Do you ever compare the values of a lot of columns in two tables? Sure you do. Like, for instance, in a cross update, when you need to figure out which rows you should actually update. But it gets worse if the columns are nullable. The fact that any value could potentially be NULL vastly complicates the comparison and might wreak havoc not only on your code but also on your query performance.
But there’s hope.
Ok, so you’d love to just do this:
FROM #a AS a INNER JOIN #b AS b ON a.pk=b.pk WHERE a.x!=b.x OR a.y!=b.y OR a.z!=b.z;
But this won’t work in ANSI SQL, because NULL values cannot be compared. This means that two NULL values aren’t the same, nor are they different. You could make this work by setting ANSI_NULLS OFF, but that breaks a lot of other things and is generally considered ugly.

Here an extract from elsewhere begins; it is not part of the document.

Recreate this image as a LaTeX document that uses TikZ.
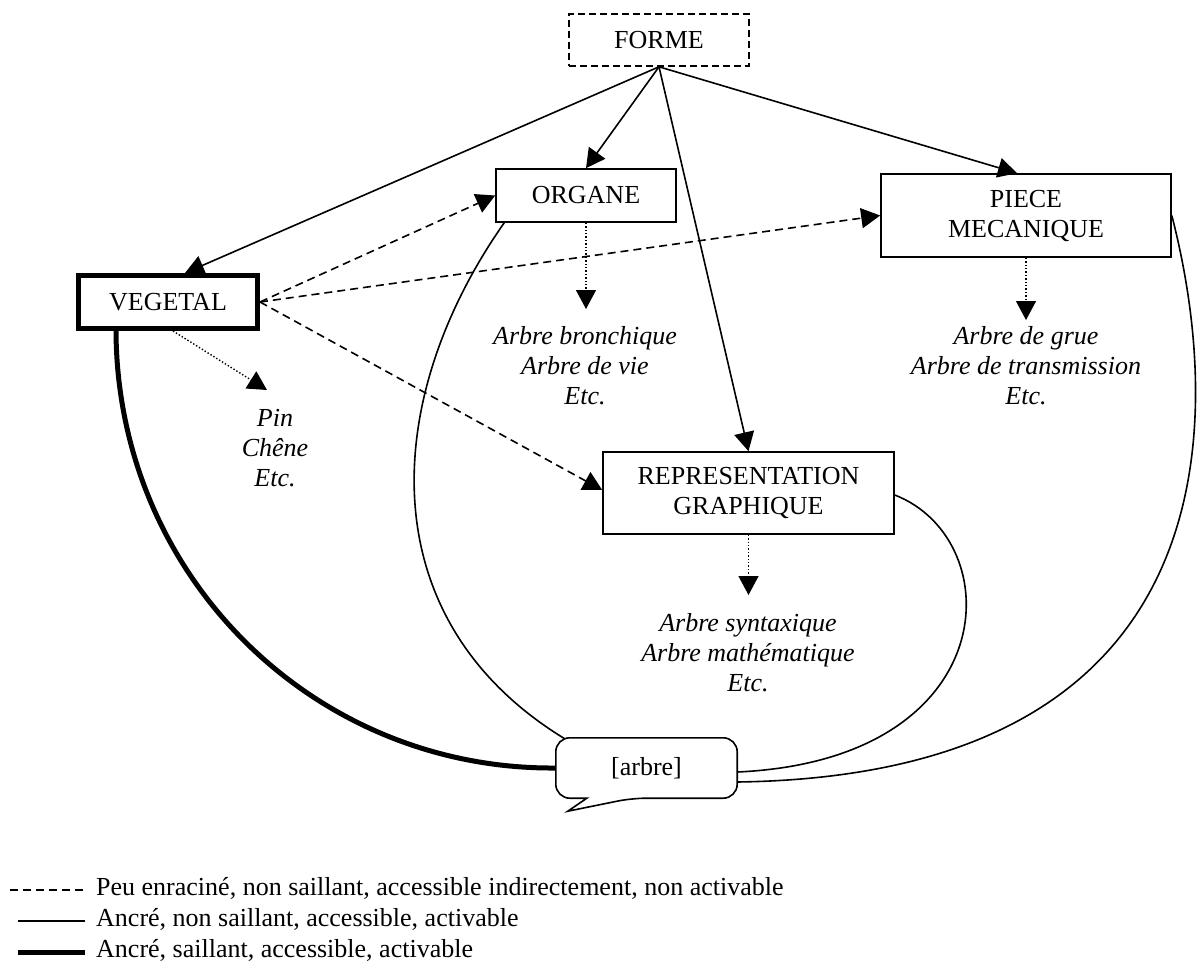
\documentclass[tikz,border=0pt]{standalone}
\usepackage{fontspec}
\setmainfont{Liberation Serif}
\usetikzlibrary{arrows.meta,calc}
\begin{document}
\begin{tikzpicture}[x=1pt,y=-1pt,
  font=\fontsize{26}{30}\selectfont,
  box/.style={draw,line width=1.6pt,align=center,inner sep=0pt},
  itext/.style={align=center,inner sep=0pt,font=\fontsize{26}{30}\selectfont\itshape},
  ar/.style={line width=1.6pt,-{Triangle[length=19pt,width=20pt]}},
  dsh/.style={ar,dash pattern=on 8pt off 5pt},
  dtt/.style={ar,line width=1.4pt,dash pattern=on 1.4pt off 2pt},
  thinl/.style={line width=1.6pt},
  legtext/.style={anchor=west,inner sep=0pt}
]
\useasboundingbox[fill=white] (0,0) rectangle (1202,966);

% boxes
\node[box,dash pattern=on 7pt off 4pt,minimum width=180pt,minimum height=52pt] (forme) at (659,40) {FORME};
\node[box,minimum width=180pt,minimum height=53pt] (organe) at (586,195.5) {ORGANE};
\node[box,line width=5pt,minimum width=179pt,minimum height=53pt] (veg) at (168,302) {VEGETAL};
\node[box,minimum width=290pt,minimum height=83pt] (piece) at (1026,215.5) {PIECE\\MECANIQUE};
\node[box,minimum width=291pt,minimum height=82pt] (rep) at (748.5,493) {REPRESENTATION\\GRAPHIQUE};
\node[minimum width=181pt,minimum height=60pt,inner sep=0pt] (arbre) at (646.5,768) {[arbre]};
\draw[thinl,rounded corners=14pt] (arbre.west) |- (arbre.north east) |- ($(arbre.south west)+(76,0)$)
  [sharp corners] -- ($(arbre.south west)+(12,13)$) -- ($(arbre.south west)+(31,0)$)
  [rounded corners=14pt] -| (arbre.west) -- cycle;

% example texts
\node[itext] (tveg) at (275,448) {Pin\\Chêne\\Etc.};
\node[itext] (torg) at (585,366) {Arbre bronchique\\Arbre de vie\\Etc.};
\node[itext] (tpie) at (1026,366) {Arbre de grue\\Arbre de transmission\\Etc.};
\node[itext] (trep) at (748,653) {Arbre syntaxique\\Arbre mathématique\\Etc.};

% arrows from FORME
\draw[ar] (forme.south) -- ($(veg.north)+(17,0)$);
\draw[ar] (forme.south) -- (organe.north);
\draw[ar] (forme.south) -- ($(piece.north)+(-9,0)$);
\draw[ar] (forme.south) -- (rep.north);

% dashed arrows from VEGETAL
\draw[dsh] (veg.east) -- (organe.west);
\draw[dsh] (veg.east) -- (piece.west);
\draw[dsh] (veg.east) -- ($(rep.west)+(0,-3)$);

% dotted arrows to examples
\coordinate (p1) at (267,390);
\coordinate (p2) at (586,309);
\coordinate (p3) at (1026,320);
\coordinate (p4) at (748.5,595);
\draw[dtt] ($(veg.south)+(5,0)$) -- (p1);
\draw[dtt] (organe.south) -- (p2);
\draw[dtt] (piece.south) -- (p3);
\draw[dtt] (rep.south) -- (p4);

% curves to [arbre]
\draw[line width=5pt] ($(veg.south west)+(40,-2)$) .. controls (116,575) and (313,770) .. (arbre.west);
\draw[thinl] ($(organe.south west)+(9,0)$) .. controls (380,400) and (370,620) .. ($(arbre.north west)+(9,1)$);
\draw[thinl] ($(rep.east)+(0,2)$) .. controls (1010,540) and (1005,760) .. ($(arbre.east)+(0,4)$);
\draw[thinl] (piece.east) .. controls (1222,410) and (1238,775) .. ($(arbre.east)+(0,14)$);

% legend
\node[legtext] (l1) at (96,888) {Peu enraciné, non saillant, accessible indirectement, non activable};
\node[legtext] (l2) at (96,919) {Ancré, non saillant, accessible, activable};
\node[legtext] (l3) at (96,950) {Ancré, saillant, accessible, activable};
\draw[line width=1.6pt,dash pattern=on 8pt off 5pt] (10,890) -- ($(l1.west)+(-11,2)$);
\draw[line width=1.6pt] (18,921) -- ($(l2.west)+(-11,2)$);
\draw[line width=5pt] (18,952) -- ($(l3.west)+(-11,2)$);
\end{tikzpicture}
\end{document}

So this is what you’ll probably end up doing:
FROM #a AS a INNER JOIN #b AS b ON a.pk=b.pk WHERE a.x!=b.x OR a.x IS NULL AND b.x IS NOT NULL OR a.x IS NOT NULL AND b.x IS NULL OR a.y!=b.y OR a.y IS NULL AND b.y IS NOT NULL OR a.y IS NOT NULL AND b.y IS NULL OR a.z!=b.z OR a.z IS NULL AND b.z IS NOT NULL OR a.z IS NOT NULL AND b.z IS NULL;
Now, if those two tables contain about a million rows each, your query plan will look like this:
Because we’ve added OR conditions into the mix, we’re forced to use the Nested Loop join, which loops over table B for every single row in A. That’s a lot of index scans and it comes with a hefty price tag.
Here’s an absolutely eye-watering beautiful pattern that I found on the Interwebs (though I forgot where) the other day.
FROM #a AS a INNER JOIN #b AS b ON a.pk=b.pk WHERE NOT EXISTS ( SELECT a.x, a.y, a.z INTERSECT SELECT b.x, b.y, b.z);
Take a moment to admire the ingenious simplicity. Like I said, equality comparisons (=) won’t work between two NULL values, but UNION, EXCEPT and INTERSECT do. And this query contains only equi-joins (join conditions where two columns should be equal to each other), which means you can choose the best join operator for the task – in this case, we got the super-fast MERGE JOIN because the two tables have aligned clustered indexes.
Reading the plan from right-to-left, both tables are joined using a Merge Join, then for each row in the joined dataset, x, y and z from each side are intersected. An “anti-semi join” returns unmatched rows, which is what we want here.
This is T-SQL art, I have no more words.
Except, perhaps, I wish I would have thought of it first.